University of Alabama in Huntsville Assistant Professor Dr. Xiaomin Chen has received the Banner I. Miller Award from the American Meteorological Society for his study that leads to more realistic forecasts of storm structure.
Chen, an assistant professor in the Department of Atmospheric and Earth Science and principal investigator in the Earth System Science Center at UAH, shares the award with his colleagues at the National Oceanic and Atmospheric Administration’s Hurricane Research Division.
The research highlights how to better represent the turbulent boundary layer — the lowest part of the atmosphere — in NOAA’s next-generation hurricane forecast model, the Hurricane Analysis and Forecast System (HAFS).
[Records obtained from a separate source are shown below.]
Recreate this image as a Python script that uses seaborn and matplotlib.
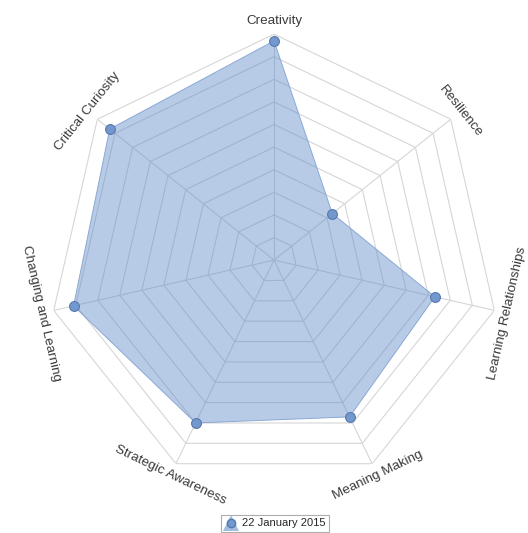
import numpy as np
import pandas as pd
import matplotlib
matplotlib.use('Agg')
import matplotlib.pyplot as plt
import seaborn as sns
from matplotlib.lines import Line2D

# datos (escala 0-10)
categories = ['Creativity', 'Resilience', 'Learning Relationships', 'Meaning Making',
              'Strategic Awareness', 'Changing and Learning', 'Critical Curiosity']
values = [9.7, 3.3, 7.3, 7.7, 8.0, 9.1, 9.3]
series_label = '22 January 2015'
levels = list(range(1, 11))

sns.set_theme(style='white')
plt.rcParams['font.family'] = ['Liberation Sans', 'DejaVu Sans']

n = len(categories)
angles = np.linspace(0, 2 * np.pi, n, endpoint=False)
df = pd.DataFrame({'angle': angles, 'value': values, 'category': categories})

fig = plt.figure(figsize=(5.28, 5.33), dpi=100)
ax = fig.add_axes([0.091, 0.088, 0.856, 0.848], projection='polar')
ax.set_theta_offset(np.pi / 2)
ax.set_theta_direction(-1)
ax.set_ylim(0, 10)
ax.grid(False)
ax.set_xticks([])
ax.set_yticks([])
ax.spines['polar'].set_visible(False)

# rejilla poligonal
closed = np.append(angles, angles[0])
for lv in levels:
    ax.plot(closed, [lv] * (n + 1), color='#d6d6d6', lw=0.8, zorder=1)
for a in angles:
    ax.plot([a, a], [0, 10], color='#d6d6d6', lw=0.8, zorder=1)

# serie
vals_closed = np.append(values, values[0])
ax.fill(closed, vals_closed, color='#5585c8', alpha=0.42, lw=0, zorder=2)
ax.plot(closed, vals_closed, color='#8aa8d4', lw=0.7, zorder=3)
sns.scatterplot(data=df, x='angle', y='value', ax=ax, s=50, color='#7398cd',
                edgecolor='#5479b0', linewidth=0.8, zorder=4, legend=False)
ax.set_xlabel('')
ax.set_ylabel('')

# etiquetas de los ejes
for a, cat in zip(angles, categories):
    deg = np.degrees(a)
    rot = -deg
    if 90 < deg < 270:
        rot += 180
    rot = (rot + 180) % 360 - 180
    ax.text(a, 10.58, cat, rotation=rot, rotation_mode='anchor', ha='center', va='center',
            fontsize=9.6, color='#3a3a3a')

# leyenda
h_area = Line2D([], [], marker='^', markersize=11, color='#a3bce0', lw=0, markeredgewidth=0)
h_pt = Line2D([], [], marker='o', markersize=6, color='#7398cd', markeredgecolor='#5479b0', lw=0)
leg = fig.legend([(h_area, h_pt)], [series_label], loc='center', bbox_to_anchor=(0.52, 0.018),
                 fontsize=8, frameon=True, fancybox=False, edgecolor='#999999',
                 borderpad=0.3, handletextpad=0.4, handlelength=1.2)
leg.get_frame().set_linewidth(0.8)

fig.savefig('out.png', dpi=100)
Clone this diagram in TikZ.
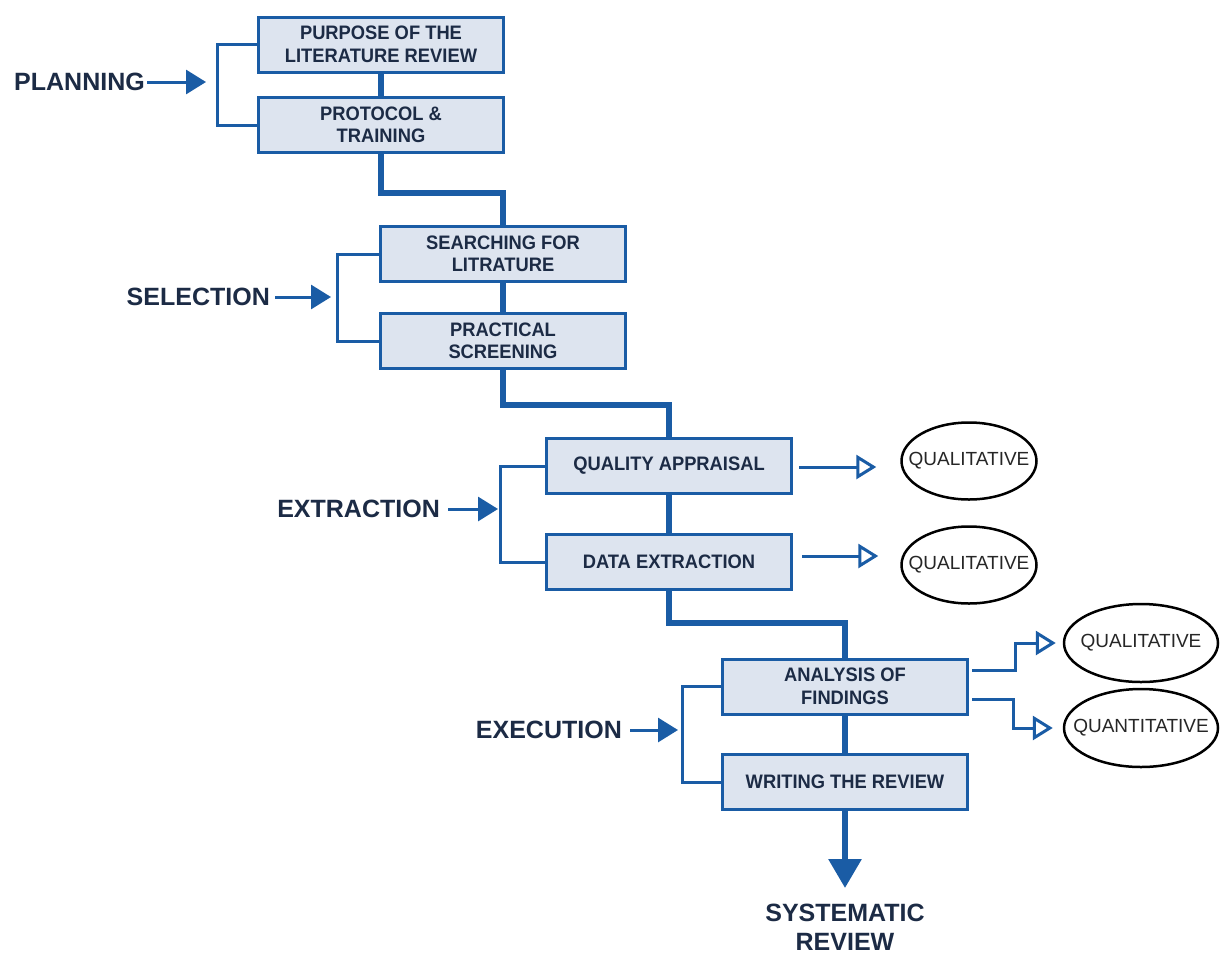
\documentclass[tikz,border=0pt]{standalone}
\usepackage{fontspec}
\setmainfont{Liberation Sans}
\newfontfamily\stepfont{Liberation Sans}[FakeStretch=0.94]
\usetikzlibrary{arrows.meta,shapes.geometric}
\definecolor{flowblue}{HTML}{1A5CA5}
\definecolor{boxfill}{HTML}{DDE4EF}
\definecolor{inktext}{HTML}{1C2B45}

\begin{document}
\begin{tikzpicture}[x=1pt,y=-1pt,
  stepbox/.style={draw=flowblue, fill=boxfill, line width=3pt, minimum width=245pt,
    minimum height=55pt, inner sep=0pt, align=center, text=inktext,
    font=\stepfont\fontsize{19.5}{22.5}\selectfont\bfseries},
  phase/.style={text=inktext, font=\fontsize{25}{29}\selectfont\bfseries,
    inner sep=0pt, align=center},
  outcome/.style={ellipse, draw=black, fill=white, line width=2.5pt, inner sep=0pt,
    font=\fontsize{19}{21}\selectfont, text=black!85},
  flow/.style={draw=flowblue, line width=6pt},
  brace/.style={draw=flowblue, line width=3pt},
  feed/.style={draw=flowblue, line width=3pt, -{Triangle[length=20pt,width=24pt]}},
  branch/.style={draw=flowblue, line width=3pt,
    -{Triangle[open,length=20pt,width=24pt,fill=white]}},
]
\useasboundingbox[fill=white] (0,0) rectangle (1224,954);

% process steps
\node[stepbox] (b1) at (381,44.5) {PURPOSE OF THE\\LITERATURE REVIEW};
\node[stepbox] (b2) at (381,125)  {PROTOCOL \&\\TRAINING};
\node[stepbox] (b3) at (503,254)  {SEARCHING FOR\\LITRATURE};
\node[stepbox] (b4) at (503,341)  {PRACTICAL\\SCREENING};
\node[stepbox] (b5) at (669,466)  {QUALITY APPRAISAL};
\node[stepbox] (b6) at (669,562)  {DATA EXTRACTION};
\node[stepbox] (b7) at (845,686.5) {ANALYSIS OF\\FINDINGS};
\node[stepbox] (b8) at (845,782)  {WRITING THE REVIEW};

% outcomes
\node[outcome, minimum width=135pt, minimum height=77pt] (e1) at (969,461) {\makebox[0pt]{QUALITATIVE}};
\node[outcome, minimum width=135pt, minimum height=77pt] (e2) at (969,565) {\makebox[0pt]{QUALITATIVE}};
\node[outcome, minimum width=154pt, minimum height=78pt] (e3) at (1141,643) {\makebox[0pt]{QUALITATIVE}};
\node[outcome, minimum width=154pt, minimum height=78pt] (e4) at (1141,728) {\makebox[0pt]{QUANTITATIVE}};

% phase labels
\node[phase, anchor=east] (plan) at (145,82)  {PLANNING};
\node[phase, anchor=east] (sel)  at (270,297) {SELECTION};
\node[phase, anchor=east] (ext)  at (440,509) {EXTRACTION};
\node[phase, anchor=east] (exe)  at (622,730) {EXECUTION};
\node[phase] (rev) at (845,927) {SYSTEMATIC\\REVIEW};

% main flow
\draw[flow] (b1.south) -- (b2.north);
\draw[flow] (b2.south) -- ++(0,39) -| (b3.north);
\draw[flow] (b3.south) -- (b4.north);
\draw[flow] (b4.south) -- ++(0,35) -| (b5.north);
\draw[flow] (b5.south) -- (b6.north);
\draw[flow] (b6.south) -- ++(0,32) -| (b7.north);
\draw[flow] (b7.south) -- (b8.north);
\coordinate (fin) at (845,888);
\draw[flow, -{Triangle[length=29pt,width=32pt]}] (b8.south) -- (fin);

% brackets grouping each phase
\draw[brace] (b1.west) -- ++(-40,0) |- (b2.west);
\draw[brace] (b3.west) -- ++(-42,0) |- (b4.west);
\draw[brace] (b5.west) -- ++(-45,0) |- (b6.west);
\draw[brace] (b7.west) -- ++(-39,0) |- (b8.west);

% phase arrows
\coordinate (t1) at (206,82);
\coordinate (t2) at (331,297);
\coordinate (t3) at (498,509);
\coordinate (t4) at (678,730);
\draw[feed] ([xshift=2pt]plan.east) -- (t1);
\draw[feed] ([xshift=5pt]sel.east) -- (t2);
\draw[feed] ([xshift=8pt]ext.east) -- (t3);
\draw[feed] ([xshift=8pt]exe.east) -- (t4);

% branches to outcomes
\coordinate (s5) at ([xshift=6pt,yshift=-1pt]b5.east);
\coordinate (s6) at ([xshift=9pt,yshift=6pt]b6.east);
\draw[branch, shorten >=24pt] (s5) -- (s5 -| e1.west);
\draw[branch, shorten >=22pt] (s6) -- (s6 -| e2.west);
\coordinate (s7a) at ([xshift=3pt,yshift=16pt]b7.east);
\coordinate (s7b) at ([xshift=3pt,yshift=-13pt]b7.east);
\draw[branch, shorten >=7pt] (s7a) -- ++(43,0) |- (e3.west);
\draw[branch, shorten >=10pt] (s7b) -- ++(41,0) |- (e4.west);
\end{tikzpicture}
\end{document}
The model provides improvements in predicting rapid intensification when a hurricane strengthens dramatically over a short time.
“In just a day, a storm can go from a tropical storm to a Category 5 hurricane. Our research gives forecasters a better tool to anticipate that kind of change, and we’ve already seen it help in recent cases,” Chen says.
Chen and his students are now focusing on what happens when a hurricane moves from the ocean to land. While hurricanes weaken once they lose their ocean fuel source, the rate of weakening is not well understood.
“It’s not just about the science of the storm. It’s also about how effectively we can communicate risk to people on the ground, sometimes in Spanish or other languages, so they know what actions to take,” Chen notes.